Goal of the exercise:
Omit any picture, and return the remaining data exactly as written.

++++++++++

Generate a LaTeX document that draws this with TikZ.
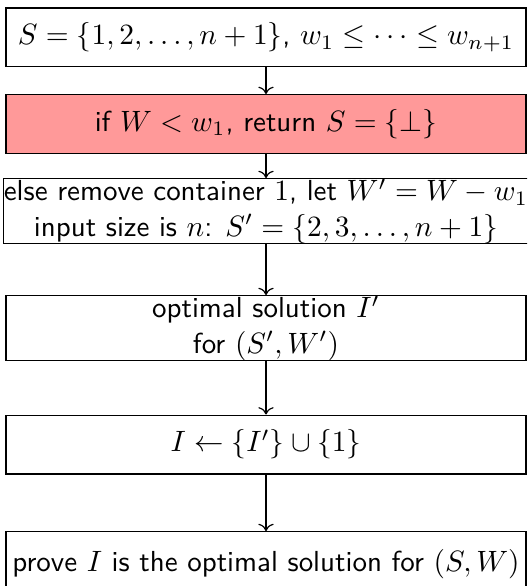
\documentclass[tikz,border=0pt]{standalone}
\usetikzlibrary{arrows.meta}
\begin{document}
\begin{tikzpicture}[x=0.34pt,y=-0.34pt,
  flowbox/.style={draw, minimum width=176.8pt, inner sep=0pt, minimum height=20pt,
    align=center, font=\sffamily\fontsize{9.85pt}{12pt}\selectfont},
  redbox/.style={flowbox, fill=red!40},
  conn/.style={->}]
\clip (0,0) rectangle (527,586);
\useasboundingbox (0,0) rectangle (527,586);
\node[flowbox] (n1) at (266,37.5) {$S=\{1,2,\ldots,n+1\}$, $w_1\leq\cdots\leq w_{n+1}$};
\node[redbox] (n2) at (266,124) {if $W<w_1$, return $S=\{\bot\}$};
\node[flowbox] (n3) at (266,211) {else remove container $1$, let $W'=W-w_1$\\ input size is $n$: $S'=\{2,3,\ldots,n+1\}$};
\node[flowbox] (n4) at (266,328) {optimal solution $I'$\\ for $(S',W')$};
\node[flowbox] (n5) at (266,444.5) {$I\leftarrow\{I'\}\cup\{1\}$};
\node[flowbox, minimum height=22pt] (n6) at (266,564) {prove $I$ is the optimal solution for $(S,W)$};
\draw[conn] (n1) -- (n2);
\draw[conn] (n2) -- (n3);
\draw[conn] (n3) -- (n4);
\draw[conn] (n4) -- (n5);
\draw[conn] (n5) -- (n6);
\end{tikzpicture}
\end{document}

++++++++++

Answer to the task:
Generate a LaTeX document that draws this with TikZ.
\documentclass[tikz,border=0pt]{standalone}
\usetikzlibrary{arrows.meta}
\begin{document}
\begin{tikzpicture}[x=0.34pt,y=-0.34pt,
  flowbox/.style={draw, minimum width=176.8pt, inner sep=0pt, minimum height=20pt,
    align=center, font=\sffamily\fontsize{9.85pt}{12pt}\selectfont},
  redbox/.style={flowbox, fill=red!40},
  conn/.style={->}]
\clip (0,0) rectangle (527,586);
\useasboundingbox (0,0) rectangle (527,586);
\node[flowbox] (n1) at (266,37.5) {$S=\{1,2,\ldots,n+1\}$, $w_1\leq\cdots\leq w_{n+1}$};
\node[redbox] (n2) at (266,124) {if $W<w_1$, return $S=\{\bot\}$};
\node[flowbox] (n3) at (266,211) {else remove container $1$, let $W'=W-w_1$\\ input size is $n$: $S'=\{2,3,\ldots,n+1\}$};
\node[flowbox] (n4) at (266,328) {optimal solution $I'$\\ for $(S',W')$};
\node[flowbox] (n5) at (266,444.5) {$I\leftarrow\{I'\}\cup\{1\}$};
\node[flowbox, minimum height=22pt] (n6) at (266,564) {prove $I$ is the optimal solution for $(S,W)$};
\draw[conn] (n1) -- (n2);
\draw[conn] (n2) -- (n3);
\draw[conn] (n3) -- (n4);
\draw[conn] (n4) -- (n5);
\draw[conn] (n5) -- (n6);
\end{tikzpicture}
\end{document}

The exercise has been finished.